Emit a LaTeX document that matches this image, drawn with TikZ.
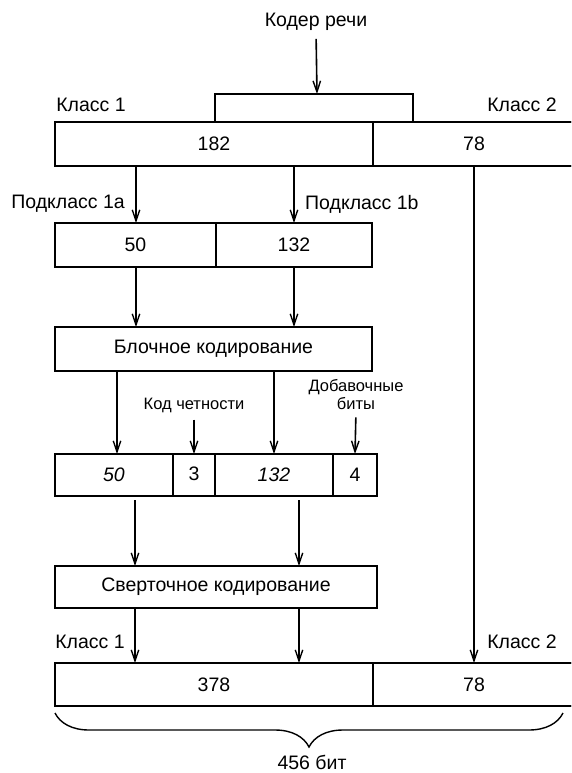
\documentclass[tikz,border=0pt]{standalone}
\usepackage{fontspec}
\setmainfont{Liberation Sans}
\usetikzlibrary{arrows.meta,decorations.pathreplacing,calc}
\begin{document}
\begin{tikzpicture}[x=1pt,y=1pt,
  cell/.style={draw, line width=1.2pt, inner sep=0pt, outer sep=0pt, font=\fontsize{19.5}{21}\selectfont},
  thickcell/.style={cell, line width=1.9pt},
  frame/.style={line width=2.2pt},
  arr/.style={line width=1.6pt, -{Straight Barb[length=11pt,width=7.5pt,line width=1.4pt]}},
  lbl/.style={inner sep=0pt, font=\fontsize{19.5}{21}\selectfont},
  small/.style={inner sep=0pt, font=\fontsize{16.5}{18}\selectfont, align=center},
]
\useasboundingbox (0,0) rectangle (571,-773);
\clip (0,0) rectangle (571,-773);

% speech coder and bracket
\node[lbl] (coder) at (316,-22) {Кодер речи};
\coordinate (brtop) at (317,-94);
\coordinate (bl) at (215,-122);
\coordinate (br) at (413,-122);

% top frame
\node[cell, minimum width=318pt, minimum height=44pt] (t1) at (214,-144) {182};
\node[cell, minimum width=202pt, minimum height=44pt] (t2) at (474,-144) {78};
\draw[frame] (t1.north west) rectangle (t2.south east);
\draw[line width=1.5pt] (bl) |- (brtop) -| (br);
\draw[arr, shorten <=8pt] (coder.south) -- (brtop);
\node[lbl] (k1) at (91,-105) {Класс 1};
\node[lbl] (k2) at (522,-105) {Класс 2};

% subclasses
\node[cell, minimum width=161pt, minimum height=44pt] (s50) at (135.5,-245) {50};
\node[cell, minimum width=156pt, minimum height=44pt] (s132) at (294,-245) {132};
\draw[frame] (s50.north west) rectangle (s132.south east);
\node[lbl, anchor=east] (p1a) at (125,-204) {Подкласс 1a};
\node[lbl, anchor=west] (p1b) at (305,-204) {Подкласс 1b};

% x positions of connectors
\coordinate (x0) at (136,0);
\coordinate (x1) at (117,0);
\coordinate (x3) at (135,0);
\coordinate (x4) at (299,0);

% block coding
\node[thickcell, line width=2.2pt, minimum width=317pt, minimum height=44pt] (block) at (213.5,-349) {Блочное кодирование};

% after block coding
\node[thickcell, minimum width=118pt, minimum height=42pt] (c50) at (114,-475) {\itshape 50};
\node[thickcell, minimum width=42pt, minimum height=42pt] (c3) at (194,-475) {\raisebox{2pt}{3}};
\node[thickcell, minimum width=118pt, minimum height=42pt] (c132) at (274,-475) {\itshape 132};
\node[thickcell, minimum width=44pt, minimum height=42pt] (c4) at (355,-475) {4};
\draw[frame] (c50.north west) rectangle (c4.south east);
\node[small] (parity) at (194,-405) {Код четности};
\node[small] (tail) at (356,-395) {Добавочные\\биты};

% convolutional coding
\node[thickcell, line width=2.2pt, minimum width=322pt, minimum height=42pt] (conv) at (216,-587) {Сверточное кодирование};

% output frame
\node[cell, minimum width=318pt, minimum height=43pt] (b378) at (214,-684.5) {378};
\node[cell, minimum width=202pt, minimum height=43pt] (b78) at (474,-684.5) {78};
\draw[frame] (b378.north west) rectangle (b78.south east);
\node[lbl] (k1b) at (90,-642) {Класс 1};
\node[lbl] (k2b) at (522,-642) {Класс 2};

% connectors
\draw[arr] (t1.south -| x0) -- (s50.north -| x0);
\draw[arr] (t1.south -| s132) -- (s132.north);
\draw[arr] (t2.south -| b78) -- (b78.north);
\draw[arr] (s50.south -| x0) -- (block.north -| x0);
\draw[arr] (s132.south) -- (block.north -| s132);
\draw[arr] (block.south -| x1) -- (c50.north -| x1);
\draw[arr] (block.south -| c132) -- (c132.north);
\draw[arr, shorten <=7pt] (parity.south) -- (c3.north);
\draw[arr, shorten <=7pt] (tail.south) -- (c4.north);
\draw[arr, shorten <=4pt] (c50.south -| x3) -- (conv.north -| x3);
\draw[arr, shorten <=4pt] (c132.south -| x4) -- (conv.north -| x4);
\draw[arr] (conv.south -| x3) -- (b378.north -| x3);
\draw[arr] (conv.south -| x4) -- (b378.north -| x4);

% brace
\coordinate (bra) at (55,-713);
\coordinate (brb) at (563,-713);
\draw[line width=1.4pt, decorate, decoration={brace, mirror, amplitude=34pt}] (bra) -- (brb);
\node[lbl] (total) at (312,-762) {456 бит};
\end{tikzpicture}
\end{document}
_ _ _ _
▸ What the task asks
Reproduce the data above word for word from its first line through the line that holds "(br) at (413,-122);", both ends included; skip pictures.

▸ Correct output
Emit a LaTeX document that matches this image, drawn with TikZ.
\documentclass[tikz,border=0pt]{standalone}
\usepackage{fontspec}
\setmainfont{Liberation Sans}
\usetikzlibrary{arrows.meta,decorations.pathreplacing,calc}
\begin{document}
\begin{tikzpicture}[x=1pt,y=1pt,
  cell/.style={draw, line width=1.2pt, inner sep=0pt, outer sep=0pt, font=\fontsize{19.5}{21}\selectfont},
  thickcell/.style={cell, line width=1.9pt},
  frame/.style={line width=2.2pt},
  arr/.style={line width=1.6pt, -{Straight Barb[length=11pt,width=7.5pt,line width=1.4pt]}},
  lbl/.style={inner sep=0pt, font=\fontsize{19.5}{21}\selectfont},
  small/.style={inner sep=0pt, font=\fontsize{16.5}{18}\selectfont, align=center},
]
\useasboundingbox (0,0) rectangle (571,-773);
\clip (0,0) rectangle (571,-773);

% speech coder and bracket
\node[lbl] (coder) at (316,-22) {Кодер речи};
\coordinate (brtop) at (317,-94);
\coordinate (bl) at (215,-122);
\coordinate (br) at (413,-122);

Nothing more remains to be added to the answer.